A internet está provocando nestas eleições municipais dois tipos de debate: um vinculado a questões jurídicas, constitucionais e técnicas, e outro ligado às conseqüências da exclusão digital.
As marchas e contramarchas dos tribunais na regulamentação do uso da internet aumentaram as incertezas e confirmaram aquilo que já era conhecido, ou seja, é uma missão quase impossível regular uma tecnologia radicalmente nova em matéria de comunicação usando ferramentas legais desenvolvidas noutra realidade.
A Justiça Eleitoral está diante de um dilema difícil porque a questão da internet é importante na definição da disputa pelo poder em âmbito nacional e regional. Só que nas circunstâncias atuais o debate acontece num clima político onde predominam os interesses paroquiais nas disputas pelos cargos de vereador e prefeito, nos 5.562 municípios brasileiros.
Este paradoxo coloca em evidência os diferentes contextos da internet no país, em especial quando a questão política é levada em conta. A exclusão digital joga neste ambiente um papel preponderante, mas não é só isto.

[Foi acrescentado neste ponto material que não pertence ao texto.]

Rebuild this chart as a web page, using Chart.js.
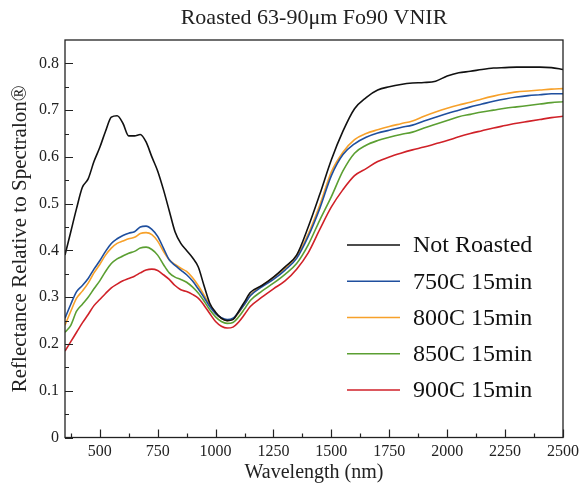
<!DOCTYPE html>
<html>
<head>
<meta charset="utf-8">
<script src="https://cdn.jsdelivr.net/npm/chart.js@4.4.0/dist/chart.umd.min.js"></script>
<style>
  body { margin: 0; background: #fff; }
  #wrap { width: 587px; height: 486px; position: relative; }
</style>
</head>
<body>
<div id="wrap"><canvas id="spectraChart"></canvas></div>
<script>
// wavelengths (nm), shared by every spectrum
const wavelengths = [350, 375, 400, 425, 450, 475, 500, 525, 550, 575, 600, 625, 650, 675, 700, 725, 750, 775, 800, 825,
  850, 875, 900, 925, 950, 975, 1000, 1025, 1050, 1075, 1100, 1125, 1150, 1200, 1250, 1300, 1350, 1400, 1450, 1500,
  1550, 1600, 1650, 1700, 1750, 1800, 1850, 1900, 1950, 2000, 2050, 2100, 2150, 2200, 2250, 2300, 2350, 2400, 2450, 2500];

const seriesNames = ["Not Roasted", "750C 15min", "800C 15min", "850C 15min", "900C 15min"];

const notRoasted = [0.39, 0.44, 0.49, 0.535, 0.553, 0.59, 0.62, 0.655, 0.685, 0.688, 0.672, 0.645, 0.645, 0.648, 0.632, 0.60, 0.57, 0.53, 0.485, 0.44,
  0.415, 0.40, 0.385, 0.365, 0.325, 0.287, 0.268, 0.255, 0.25, 0.252, 0.27, 0.29, 0.31, 0.325, 0.343, 0.365, 0.39, 0.45, 0.52, 0.594,
  0.655, 0.703, 0.727, 0.743, 0.75, 0.755, 0.758, 0.759, 0.762, 0.773, 0.78, 0.783, 0.787, 0.79, 0.791, 0.792, 0.792, 0.792, 0.791, 0.787];

const roast750 = [0.255, 0.285, 0.312, 0.325, 0.34, 0.36, 0.378, 0.398, 0.415, 0.425, 0.432, 0.437, 0.44, 0.45, 0.452, 0.445, 0.43, 0.405, 0.38, 0.368,
  0.358, 0.348, 0.335, 0.318, 0.30, 0.28, 0.265, 0.256, 0.252, 0.255, 0.268, 0.285, 0.303, 0.322, 0.338, 0.358, 0.383, 0.43, 0.49, 0.56,
  0.605, 0.628, 0.642, 0.651, 0.657, 0.663, 0.668, 0.677, 0.685, 0.693, 0.70, 0.707, 0.713, 0.719, 0.724, 0.728, 0.731, 0.733, 0.735, 0.735];

const roast800 = [0.24, 0.27, 0.298, 0.313, 0.33, 0.352, 0.37, 0.39, 0.405, 0.415, 0.42, 0.425, 0.428, 0.436, 0.438, 0.434, 0.42, 0.398, 0.38, 0.37,
  0.362, 0.355, 0.342, 0.325, 0.305, 0.283, 0.266, 0.255, 0.25, 0.253, 0.267, 0.285, 0.304, 0.325, 0.342, 0.362, 0.388, 0.435, 0.497, 0.568,
  0.61, 0.637, 0.65, 0.658, 0.665, 0.671, 0.677, 0.687, 0.696, 0.704, 0.711, 0.717, 0.724, 0.73, 0.735, 0.739, 0.741, 0.743, 0.745, 0.746];

const roast850 = [0.225, 0.24, 0.27, 0.285, 0.30, 0.318, 0.335, 0.355, 0.372, 0.382, 0.388, 0.394, 0.398, 0.405, 0.407, 0.402, 0.39, 0.37, 0.352, 0.343,
  0.338, 0.332, 0.322, 0.309, 0.292, 0.273, 0.258, 0.248, 0.244, 0.246, 0.258, 0.275, 0.293, 0.313, 0.33, 0.349, 0.372, 0.412, 0.465, 0.515,
  0.57, 0.608, 0.625, 0.635, 0.642, 0.648, 0.653, 0.662, 0.67, 0.678, 0.686, 0.691, 0.696, 0.70, 0.704, 0.707, 0.71, 0.713, 0.716, 0.718];

const roast900 = [0.185, 0.205, 0.225, 0.245, 0.263, 0.282, 0.295, 0.308, 0.32, 0.328, 0.335, 0.34, 0.345, 0.352, 0.358, 0.36, 0.357, 0.348, 0.338, 0.325,
  0.316, 0.312, 0.306, 0.298, 0.283, 0.265, 0.248, 0.238, 0.234, 0.236, 0.247, 0.263, 0.28, 0.30, 0.318, 0.335, 0.36, 0.395, 0.445, 0.493,
  0.53, 0.56, 0.575, 0.59, 0.60, 0.608, 0.615, 0.621, 0.628, 0.635, 0.643, 0.65, 0.656, 0.662, 0.667, 0.672, 0.676, 0.68, 0.684, 0.687];

// axis ticks
const xTickValues = [500, 750, 1000, 1250, 1500, 1750, 2000, 2250, 2500];
const xMinorTicks = [375, 625, 875, 1125, 1375, 1625, 1875, 2125, 2375];
const yTickValues = [0, 0.1, 0.2, 0.3, 0.4, 0.5, 0.6, 0.7, 0.8];
const yMinorTicks = [0.05, 0.15, 0.25, 0.35, 0.45, 0.55, 0.65, 0.75];

const seriesColors = ["#111111", "#1f4f9e", "#f7a12a", "#5b9f32", "#d02128"];

const allSeries = [notRoasted, roast750, roast800, roast850, roast900];

function toPoints(values){
  return values.map((v, i) => ({x: wavelengths[i], y: v}));
}

const textColor = "#222";
const serif = '"Liberation Serif", "Times New Roman", serif';

// box round the plot, inward tick marks and the legend inside the plot
const frameAndLegend = {
  id: "frameAndLegend",
  afterDraw(chart){
    const ctx = chart.ctx;
    const area = chart.chartArea;
    const xs = chart.scales.x;
    const ys = chart.scales.y;
    ctx.save();
    ctx.strokeStyle = "#222";
    ctx.lineWidth = 1.3;
    ctx.strokeRect(area.left, area.top, area.right - area.left, area.bottom - area.top);

    ctx.lineWidth = 1.2;
    ctx.beginPath();
    xTickValues.forEach(v => {
      let px = Math.round(xs.getPixelForValue(v)) + 0.5;
      ctx.moveTo(px, area.bottom); ctx.lineTo(px, area.bottom - 8);
    });
    xMinorTicks.forEach(v => {
      let px = Math.round(xs.getPixelForValue(v)) + 0.5;
      ctx.moveTo(px, area.bottom); ctx.lineTo(px, area.bottom - 4);
    });
    yTickValues.forEach(v => {
      let py = Math.round(ys.getPixelForValue(v)) + 0.5;
      ctx.moveTo(area.left, py); ctx.lineTo(area.left + 8, py);
    });
    yMinorTicks.forEach(v => {
      let py = Math.round(ys.getPixelForValue(v)) + 0.5;
      ctx.moveTo(area.left, py); ctx.lineTo(area.left + 4, py);
    });
    ctx.stroke();

    // legend
    ctx.font = "24px " + serif;
    ctx.textBaseline = "middle";
    ctx.textAlign = "left";
    chart.data.datasets.forEach((ds, i) => {
      let y = area.top + 205 + i * 36.25;
      ctx.strokeStyle = ds.borderColor;
      ctx.lineWidth = 1.5;
      ctx.beginPath();
      ctx.moveTo(area.right - 216, y);
      ctx.lineTo(area.right - 163, y);
      ctx.stroke();
      ctx.fillStyle = "#111";
      ctx.fillText(ds.label, area.right - 150, y + 1);
    });
    ctx.restore();
  }
};

document.addEventListener("DOMContentLoaded", () => {
  let context = document.getElementById("spectraChart").getContext("2d");

  window.myChart = new Chart(context, {
    type: "line",
    data: {
      datasets: allSeries.map((values, i) => ({
        label: seriesNames[i],
        data: toPoints(values),
        borderColor: seriesColors[i],
        backgroundColor: seriesColors[i],
        borderWidth: 1.6,
        pointRadius: 0,
        fill: false,
        cubicInterpolationMode: "monotone"
      }))
    },
    options: {
      responsive: true,
      maintainAspectRatio: false,
      animation: false,
      layout: {
        padding: {left: 0, right: 24, top: 0, bottom: 0}
      },
      scales: {
        x: {
          type: "linear",
          min: 350,
          max: 2500,
          grid: {display: false, drawTicks: false},
          border: {display: false},
          afterBuildTicks: (scale) => {
            scale.ticks = xTickValues.map(v => ({value: v}));
          },
          afterFit: (scale) => { scale.height = 48.5; },
          ticks: {
            padding: 5,
            autoSkip: false,
            maxRotation: 0,
            color: textColor,
            font: {family: serif, size: 16},
            callback: (value) => String(value)
          },
          title: {
            display: true,
            text: "Wavelength (nm)",
            color: textColor,
            font: {family: serif, size: 20},
            padding: {top: 0, bottom: 1}
          }
        },
        y: {
          min: 0,
          max: 0.85,
          grid: {display: false, drawTicks: false},
          border: {display: false},
          afterBuildTicks: (scale) => {
            scale.ticks = yTickValues.map(v => ({value: v}));
          },
          afterFit: (scale) => { scale.width = 65; },
          ticks: {
            padding: 6,
            autoSkip: false,
            color: textColor,
            font: {family: serif, size: 16},
            callback: (value) => String(Math.round(value * 10) / 10)
          },
          title: {
            display: true,
            text: "Reflectance Relative to Spectralon®",
            color: textColor,
            font: {family: serif, size: 21},
            padding: {top: 8, bottom: 0}
          }
        }
      },
      plugins: {
        legend: {display: false},
        tooltip: {enabled: false},
        title: {
          display: true,
          fullSize: false,
          text: "Roasted 63-90μm Fo90 VNIR",
          color: textColor,
          font: {family: serif, size: 22, weight: "normal"},
          padding: {top: 5, bottom: 8.6}
        }
      }
    },
    plugins: [frameAndLegend]
  });
});
</script>
</body>
</html>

As classes A e B têm mais acesso à internet e a utilizam, prioritariamente, como instrumento para obter e disseminar informações de interesse pessoal. Neste segmento social é necessário distinguir os adultos, que usam pouco a rede como ferramenta para a interatividade, dos jovens, cujo maior interesse na rede é justamente o lado social.

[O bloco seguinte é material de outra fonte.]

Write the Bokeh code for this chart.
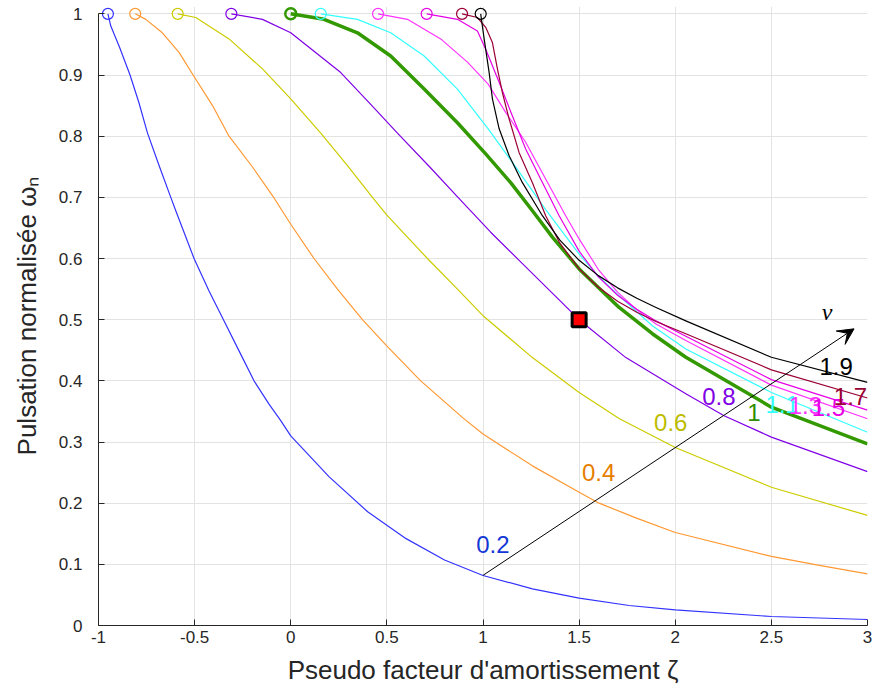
from bokeh.plotting import figure
from bokeh.models import Range1d, FixedTicker, NumeralTickFormatter, Arrow, VeeHead, Label
from bokeh.embed import file_html
from bokeh.resources import INLINE

# ---- data ----
nu_values = ["0.2", "0.4", "0.6", "0.8", "1", "1.1", "1.3", "1.5", "1.7", "1.9"]
line_colors = ["#3333FF", "#FF9933", "#CCCC00", "#8000E6", "#339900",
               "#33FFFF", "#FF33FF", "#E600E6", "#990033", "#000000"]
label_colors = ["#1438D6", "#E67E00", "#BDBD00", "#8000E6", "#2E8F00",
                "#33FFFF", "#FF33FF", "#E600E6", "#990033", "#000000"]

x_02 = [-0.951, -0.936, -0.89, -0.836, -0.79, -0.745, -0.685, -0.624, -0.598, -0.503, -0.425, -0.35, -0.269, -0.191, -0.113, -0.052, 0.0, 0.2, 0.4, 0.6, 0.8, 1.0, 1.257, 1.5, 1.76, 2.0, 2.5, 3.0]
y_02 = [1.0, 0.98, 0.945, 0.9, 0.855, 0.805, 0.752, 0.7, 0.678, 0.6, 0.547, 0.5, 0.449, 0.4, 0.362, 0.335, 0.31, 0.243, 0.186, 0.142, 0.107, 0.0817, 0.06, 0.0447, 0.0327, 0.0256, 0.0147, 0.0098]

x_04 = [-0.809, -0.754, -0.668, -0.581, -0.508, -0.407, -0.321, -0.2, -0.087, 0.0, 0.121, 0.243, 0.373, 0.498, 0.676, 0.897, 1.0, 1.257, 1.5, 1.604, 1.795, 2.0, 2.5, 2.757, 3.0]
y_04 = [1.0, 0.991, 0.969, 0.937, 0.9, 0.85, 0.8, 0.75, 0.699, 0.656, 0.6, 0.55, 0.5, 0.4575, 0.4, 0.339, 0.313, 0.261, 0.218, 0.2, 0.176, 0.152, 0.113, 0.098, 0.0845]

x_06 = [-0.588, -0.494, -0.321, -0.147, 0.0, 0.156, 0.295, 0.425, 0.5, 0.711, 0.867, 1.0, 1.257, 1.5, 1.71, 2.0, 2.5, 3.0]
y_06 = [1.0, 0.994, 0.959, 0.91, 0.861, 0.805, 0.752, 0.7, 0.671, 0.6, 0.55, 0.5065, 0.438, 0.381, 0.338, 0.291, 0.226, 0.18]

x_08 = [-0.309, -0.147, 0.0, 0.26, 0.416, 0.555, 0.728, 0.87, 0.936, 1.04, 1.188, 1.5, 1.743, 2.055, 2.254, 2.5, 3.0]
y_08 = [1.0, 0.991, 0.969, 0.904, 0.852, 0.805, 0.748, 0.7, 0.678, 0.643, 0.597, 0.5, 0.438, 0.379, 0.343, 0.308, 0.2516]

x_10 = [0.0, 0.173, 0.347, 0.52, 0.694, 0.867, 1.014, 1.144, 1.257, 1.361, 1.5, 1.708, 1.881, 2.055, 2.5, 3.0]
y_10 = [1.0, 0.991, 0.969, 0.931, 0.877, 0.822, 0.771, 0.724, 0.678, 0.635, 0.583, 0.52, 0.477, 0.4385, 0.357, 0.297]

x_11 = [0.156, 0.347, 0.52, 0.694, 0.867, 1.027, 1.153, 1.326, 1.5, 1.6, 1.708, 1.881, 2.055, 2.5, 3.0]
y_11 = [1.0, 0.991, 0.969, 0.931, 0.877, 0.812, 0.757, 0.68, 0.607, 0.571, 0.539, 0.49, 0.452, 0.381, 0.316]

x_13 = [0.454, 0.607, 0.78, 0.919, 1.027, 1.118, 1.222, 1.326, 1.43, 1.5, 1.6, 1.7, 1.8, 1.9, 2.055, 2.5, 3.0]
y_13 = [1.0, 0.991, 0.959, 0.921, 0.885, 0.839, 0.79, 0.73, 0.67, 0.632, 0.582, 0.545, 0.516, 0.493, 0.466, 0.393, 0.338]

x_15 = [0.707, 0.867, 0.971, 1.014, 1.084, 1.153, 1.222, 1.292, 1.396, 1.5, 1.6, 1.7, 1.8, 1.9, 2.055, 2.5, 3.0]
y_15 = [1.0, 0.991, 0.972, 0.942, 0.888, 0.833, 0.779, 0.735, 0.67, 0.612, 0.57, 0.54, 0.517, 0.498, 0.473, 0.402, 0.352]

x_17 = [0.891, 0.971, 1.014, 1.049, 1.075, 1.101, 1.136, 1.188, 1.257, 1.326, 1.4, 1.5, 1.6, 1.7, 1.8, 1.9, 2.055, 2.5, 3.0]
y_17 = [1.0, 0.994, 0.978, 0.953, 0.91, 0.871, 0.828, 0.773, 0.724, 0.67, 0.625, 0.583, 0.553, 0.53, 0.512, 0.497, 0.477, 0.418, 0.372]

x_19 = [0.988, 1.006, 1.032, 1.049, 1.084, 1.136, 1.205, 1.309, 1.4, 1.5, 1.6, 1.7, 1.8, 1.9, 2.055, 2.5, 3.0]
y_19 = [1.0, 0.959, 0.904, 0.861, 0.812, 0.768, 0.724, 0.67, 0.63, 0.597, 0.572, 0.552, 0.535, 0.52, 0.498, 0.4385, 0.3976]

curves_x = [x_02, x_04, x_06, x_08, x_10, x_11, x_13, x_15, x_17, x_19]
curves_y = [y_02, y_04, y_06, y_08, y_10, y_11, y_13, y_15, y_17, y_19]

# reference point (red square)
ref_x = [1.5]
ref_y = [0.5]

# curve-label positions (data units)
lab_x = [0.965, 1.515, 1.89, 2.14, 2.375, 2.47, 2.59, 2.71, 2.825, 2.75]
lab_y = [0.118, 0.237, 0.318, 0.361, 0.335, 0.347, 0.345, 0.343, 0.36, 0.409]

x_ticks = [-1, -0.5, 0, 0.5, 1, 1.5, 2, 2.5, 3]
y_ticks = [0, 0.1, 0.2, 0.3, 0.4, 0.5, 0.6, 0.7, 0.8, 0.9, 1]

FONT = "Liberation Sans"

p = figure(width=876, height=700, output_backend="svg", toolbar_location=None,
           x_range=Range1d(-1, 3), y_range=Range1d(0, 1.012),
           min_border_left=98, min_border_right=9, min_border_top=6, min_border_bottom=75)
p.outline_line_color = None
p.background_fill_color = "white"
p.border_fill_color = "white"

for ax in (p.xaxis[0], p.yaxis[0]):
    ax.axis_line_color = "#262626"
    ax.axis_line_width = 1
    ax.major_tick_line_color = "#262626"
    ax.major_tick_in = 6
    ax.major_tick_out = 0
    ax.minor_tick_line_color = None
    ax.major_label_text_font = FONT
    ax.major_label_text_font_size = "17px"
    ax.major_label_text_color = "#262626"
    ax.axis_label_text_font = FONT
    ax.axis_label_text_font_size = "26px"
    ax.axis_label_text_font_style = "normal"
    ax.axis_label_text_color = "#262626"
    ax.formatter = NumeralTickFormatter(format="0.[0]")

p.xaxis.ticker = FixedTicker(ticks=x_ticks)
p.yaxis.ticker = FixedTicker(ticks=y_ticks)
p.yaxis.bounds = (0, 1)
p.xaxis.major_label_standoff = 5
p.yaxis.major_label_standoff = 16
p.xaxis.axis_label = "Pseudo facteur d'amortissement \u03b6"
p.yaxis.axis_label = "Pulsation normalis\u00e9e \u03c9\u2099"
p.xaxis.axis_label_standoff = 9
p.yaxis.axis_label_standoff = 14

p.xgrid.ticker = FixedTicker(ticks=x_ticks)
p.ygrid.ticker = FixedTicker(ticks=y_ticks)
p.grid.grid_line_color = "#E3E3E3"
p.grid.grid_line_width = 1

for i, (xs, ys) in enumerate(zip(curves_x, curves_y)):
    w = 3.5 if nu_values[i] == "1" else 1.2
    p.line(xs, ys, line_color=line_colors[i], line_width=w, line_join="round")
    p.scatter([xs[0]], [ys[0]], marker="circle", size=11, fill_color=None,
              line_color=line_colors[i], line_width=(2.5 if nu_values[i] == "1" else 1.2))

p.scatter(ref_x, ref_y, marker="square", size=14, fill_color="#FF0000",
          line_color="black", line_width=3)

p.add_layout(Arrow(end=VeeHead(size=16, fill_color="black", line_color="black"),
                   x_start=1.0, y_start=0.082, x_end=2.93, y_end=0.485,
                   line_color="black", line_width=1))

for i, t in enumerate(nu_values):
    p.add_layout(Label(x=lab_x[i], y=lab_y[i], text=t, text_color=label_colors[i],
                       text_font=FONT, text_font_size="24px"))

p.add_layout(Label(x=2.762, y=0.492, text="\u03bd", text_font="Liberation Serif",
                   text_font_style="italic", text_font_size="24px", text_color="black"))

open("out.html", "w").write(file_html(p, INLINE))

Em matéria de política, as diferenças não são menos intensas. O grande diferencial da rede como ferramenta de promoção de ações coletivas funciona mal entre os adultos das classes A e B porque eles são individualistas, e é o grande atrativo no ambiente mais jovem, onde a política é malvista.

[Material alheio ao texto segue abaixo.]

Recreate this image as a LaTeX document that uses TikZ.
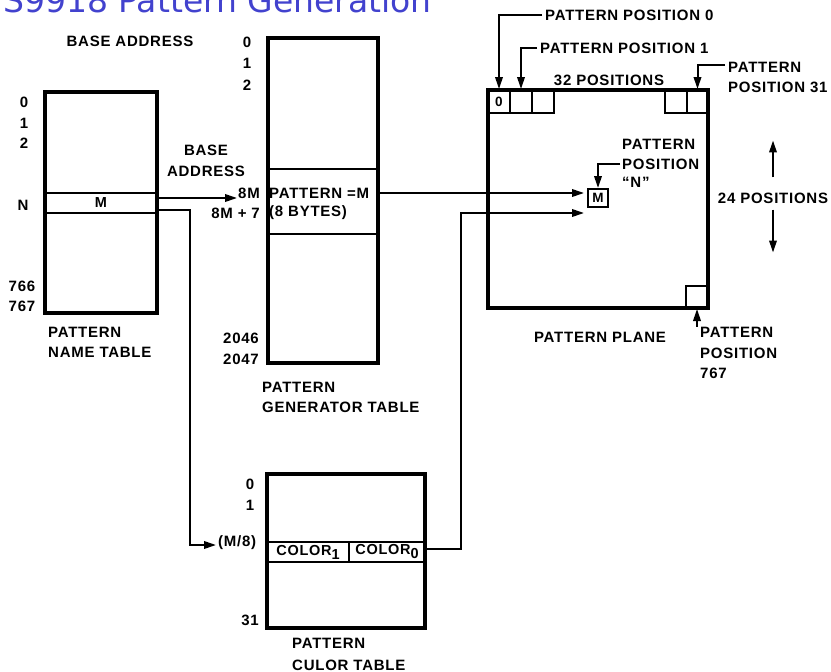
\documentclass[tikz,border=0pt]{standalone}
\usepackage{fontspec}
\setmainfont{Liberation Sans}[LetterSpace=5]
\newfontfamily\titlefont{DejaVu Sans}
\usetikzlibrary{arrows.meta}
\definecolor{titleblue}{RGB}{66,66,206}
\begin{document}
\begin{tikzpicture}[x=1pt,y=-1pt,
  tbl/.style={draw, line width=3.4pt, inner sep=0pt},
  rowbox/.style={draw, line width=2.3pt, inner sep=0pt, font=\fontsize{14.5}{16}\selectfont\bfseries},
  cellbox/.style={draw, line width=2pt, inner sep=0pt, font=\fontsize{13.5}{15}\selectfont\bfseries},
  lbl/.style={inner sep=0pt, font=\fontsize{15}{18}\selectfont\bfseries},
  conn/.style={line width=2pt},
  arr/.style={conn, -{Triangle[length=12pt,width=7.5pt]}}]
\useasboundingbox (0,0) rectangle (831,672);
\clip (0,0) rectangle (831,672);

% title
\node[font=\titlefont\fontsize{33}{33}\selectfont, text=titleblue, anchor=base east, inner sep=0pt] (title) at (432,12) {TMS9918 Pattern Generation};

% ---------------- name table
\node[lbl] (ba1) at (130,41) {BASE ADDRESS};
\node[tbl, minimum width=112pt, minimum height=221pt] (nt) at (101,202.5) {};
\node[rowbox, minimum width=112pt, minimum height=20pt] (ntrow) at (101,203) {M};
\node[lbl] (n0) at (24,102) {0};
\node[lbl] (n1) at (24,123) {1};
\node[lbl] (n2) at (24,143) {2};
\node[lbl] (nN) at (23,205) {N};
\node[lbl] (n766) at (22,286) {766};
\node[lbl] (n767) at (22,306) {767};
\node[lbl, anchor=west] (ntl1) at (48,332) {PATTERN};
\node[lbl, anchor=west] (ntl2) at (48,352) {NAME TABLE};

% ---------------- generator table
\node[lbl] (ba2a) at (206,150) {BASE};
\node[lbl] (ba2b) at (206,171) {ADDRESS};
\node[tbl, minimum width=110pt, minimum height=325pt] (gt) at (323,200.5) {};
\node[rowbox, minimum width=110pt, minimum height=65pt] (grow) at (323,201.5) {};
\node[lbl, anchor=west] (gtx1) at (269,193) {PATTERN =M};
\node[lbl, anchor=west] (gtx2) at (269,213) {(8 BYTES)};
\node[lbl] (g0) at (247,42) {0};
\node[lbl] (g1) at (247,63) {1};
\node[lbl] (g2) at (247,85) {2};
\node[lbl, anchor=east] (g8m) at (260,193) {8M};
\node[lbl, anchor=east] (g8m7) at (260,213) {8M + 7};
\node[lbl, anchor=east] (g2046) at (259,338) {2046};
\node[lbl, anchor=east] (g2047) at (259,359) {2047};
\node[lbl, anchor=west] (gtl1) at (262,387) {PATTERN};
\node[lbl, anchor=west] (gtl2) at (262,407) {GENERATOR TABLE};

% ---------------- color table
\node[tbl, minimum width=158pt, minimum height=154pt] (ct) at (346,551) {};
\node[rowbox, minimum width=82pt, minimum height=20pt] (col1) at (308,552) {COLOR\raisebox{-4pt}{1}};
\node[rowbox, minimum width=76pt, minimum height=20pt] (col0) at (387,552) {COLOR\raisebox{-4pt}{0}};
\node[lbl] (k0) at (250,484) {0};
\node[lbl] (k1) at (250,505) {1};
\node[lbl] (k31) at (250,620) {31};
\node[lbl, anchor=west] (m8) at (218,543) {(M/8)};
\node[lbl, anchor=west] (ctl1) at (292,643) {PATTERN};
\node[lbl, anchor=west] (ctl2) at (292,665) {CULOR TABLE};

% ---------------- pattern plane
\node[tbl, minimum width=220pt, minimum height=218pt] (pp) at (598,199) {};
\node[cellbox, minimum width=22pt, minimum height=23pt] (c0) at (499,101.5) {0};
\node[cellbox, minimum width=22pt, minimum height=23pt] (c1) at (521,101.5) {};
\node[cellbox, minimum width=22pt, minimum height=23pt] (c2) at (543,101.5) {};
\node[cellbox, minimum width=22pt, minimum height=23pt] (c30) at (676,101.5) {};
\node[cellbox, minimum width=21pt, minimum height=23pt] (c31) at (697.5,101.5) {};
\node[cellbox, minimum width=22pt, minimum height=22pt] (c767) at (697,297) {};
\node[cellbox, minimum width=20pt, minimum height=18pt] (mbox) at (598,198) {M};
\node[lbl] (p32) at (609,80) {32 POSITIONS};
\node[lbl] (pplane) at (600,337) {PATTERN PLANE};
\node[lbl] (p24) at (773,198) {24 POSITIONS};

\node[lbl, anchor=west] (pp0) at (545,15) {PATTERN POSITION 0};
\node[lbl, anchor=west] (pp1) at (540,48) {PATTERN POSITION 1};
\node[lbl, anchor=west] (pp31a) at (728,67) {PATTERN};
\node[lbl, anchor=west] (pp31b) at (728,87) {POSITION 31};
\node[lbl, anchor=west] (pNa) at (622,144) {PATTERN};
\node[lbl, anchor=west] (pNb) at (622,164) {POSITION};
\node[lbl, anchor=west] (pNc) at (622,182) {``N''};
\node[lbl, anchor=west] (p767a) at (700,332) {PATTERN};
\node[lbl, anchor=west] (p767b) at (700,353) {POSITION};
\node[lbl, anchor=west] (p767c) at (700,373) {767};

% ---------------- connectors
\coordinate (tip8m) at (237,198);
\coordinate (bendA) at (190,545);
\coordinate (tipM8) at (216,545);
\coordinate (tipM) at (584,193);
\coordinate (bendB) at (461,213);
\coordinate (tipC) at (584,213);

\draw[arr] ([yshift=5pt]ntrow.east) -- (tip8m);
\draw[arr] ([yshift=-7pt]ntrow.east) -| (bendA) -- (tipM8);
\draw[arr] (grow.east |- tipM) -- (tipM);
\draw[arr] ([yshift=3pt]col0.east) -| (bendB) -- (tipC);

\draw[arr] ([xshift=-3pt]pp0.west) -| (c0.north);
\draw[arr] ([xshift=-3pt]pp1.west) -| (c1.north);
\draw[arr] ([xshift=-3pt,yshift=2pt]pp31a.west) -| (c31.north);
\draw[arr] ([xshift=-2pt]pNb.west) -| (mbox.north);
\draw[arr] ([yshift=15pt]p24.north) -- ++(0,-37);
\draw[arr] ([yshift=-6pt]p24.south) -- ++(0,43);
\draw[arr] (c767.south |- p767a.north) -- (c767.south);
\end{tikzpicture}
\end{document}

Numa eleição municipal, o principal papel da internet seria o de funcionar como articulador de interesses comunitários graças à interatividade, seu principal diferencial em relação aos demais canais de comunicação. A questão comunitária é especialmente relevante nas classes C e D porque a ação coletiva é a grande ferramenta que este segmento social dispõe para compensar sua debilidade econômica, em matéria de ação política.
Mas como a exclusão digital atinge de forma mais intensa justamente as classes C e D, isso acaba fazendo com que elas não possam usar a principal vantagem que a internet poderia lhes oferecer: a formação de comunidades usando ferramentas digitais. Esta é uma das principais razões da baixa utilização da rede nas campanhas de vereadores e prefeitos, na maioria das cidades brasileiras.
Nas capitais ainda é possível ver alguns candidatos usando o horário eleitoral gratuito para promover suas páginas web onde detalham seus programas políticos. Mas são raríssimos os que dialogam com eleitores usando a interatividade dos chats, fóruns e comentários.
Como os jovens das classes A e B fogem da política, e como a exclusão digital inviabiliza seu uso pelas classes C e D, a internet brasileira ainda é um território quase privativo do jogo do poder na esfera nacional e estadual.